Avant Montrouge...

Avant Montrouge, j’avais découvert le travail de Louise Bossut lors de l’exposition De leur temps (4) à Nantes. Dans les propositions d’une collectionneuse prêteuse, nous avions remarqué une photo, Paysage Hollandais, vers Zierikzee, datée de 2007. On ne pouvait pas ne pas faire un lien avec la peinture de Vermeer. Cette première et immanquable impression nous renvoie à l’histoire de l’art, chaîne ininterrompue de travaux à travers le temps. C’est ce qui caractérise, sans conteste, le travail de Louise. Lorsqu’on la lit, elle dit puiser son inspiration dans l’univers muséal. Après notre première rencontre, ayant quelques heures libres, elle projetait d’aller au Louvre.


Comme Louise le fait, les artistes ont puisé leur inspiration dans l’héritage commun qu'est notre culture, travaillant autour d'archétypes créant ainsi une chaine continue à travers le temps et l’espace (pour l’exemple, l’exposition Picasso et ses maîtres). Elle le dit, on peut le voir, les sujets récurrents de l'histoire de l'art traversent toute sa recherche et production photographique.

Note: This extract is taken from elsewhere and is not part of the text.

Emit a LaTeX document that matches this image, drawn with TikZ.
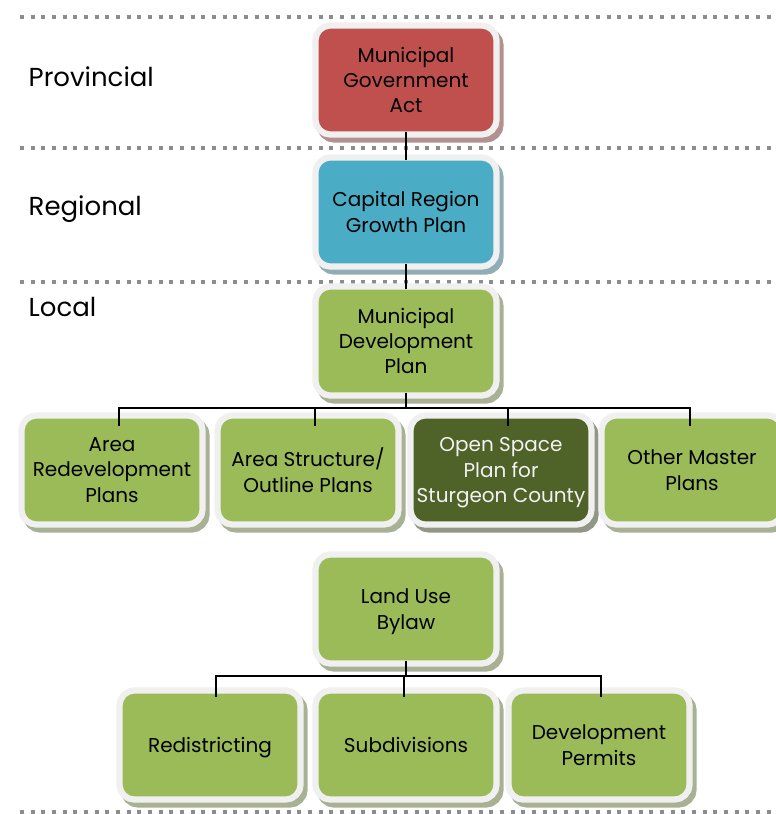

Mais ce serait trop simple ou trop réducteur de dire que le travail de Louise Bossut n’est que la poursuite d’une trajectoire née dans le passé et la mémoire des initiés. Car tout en reprenant les genres de la tradition picturale ancienne à travers ses paysages, natures mortes, portraits nus ou habillés, elle accroche notre œil tout autant par le sujet que par la qualité et la modernité de son travail. Sa technique produit des images, prises à la chambre grand format, d’une remarquable précision. Cette méthode, de prise unique, demande une mise en scène et une organisation technique rigoureuse et donc une préparation qui s’étire dans le temps, loin d’un instantané pris sur le vif. Derrière son appareil, elle est dans la situation du peintre devant son chevalet. Comme lui, elle doit saisir dans ce monde qui l’entoure le sujet qui correspond à sa recherche. Un visage, un paysage peut évoquer un tableau, un style, une œuvre globale dans lequel Louise extraira mentalement son sujet et le créera avec les outils de la modernité. Un paysage de neige à Bruxelles sera traité à la manière de Breughel, un enfant (presque) nu, Achille, en souvenir d’un tableau de Picasso ou encore Vénus, nu féminin allongé, est un hommage à tous les nus de l'art.

Si la peinture est son héritage, la photographie, apprise à Bruxelles, à l’Ecole nationale des arts visuels de La Cambre, est le médium qui lui permet d’exprimer sa créativité. A cet héritage revendiqué, une distance s’impose car les sujets sont bien de notre temps. Regardez les paysages, les natures mortes, les portraits, rien n’est « pastiché », les plus banals détails sont reproduits.

L’œuvre de Louise, au-delà du plaisir répété de la vision, nous démontre que nous sommes les heureux héritiers de ce passé créatif. Giotto, Louise Bossut, même combat créatif? Je le lui souhaite.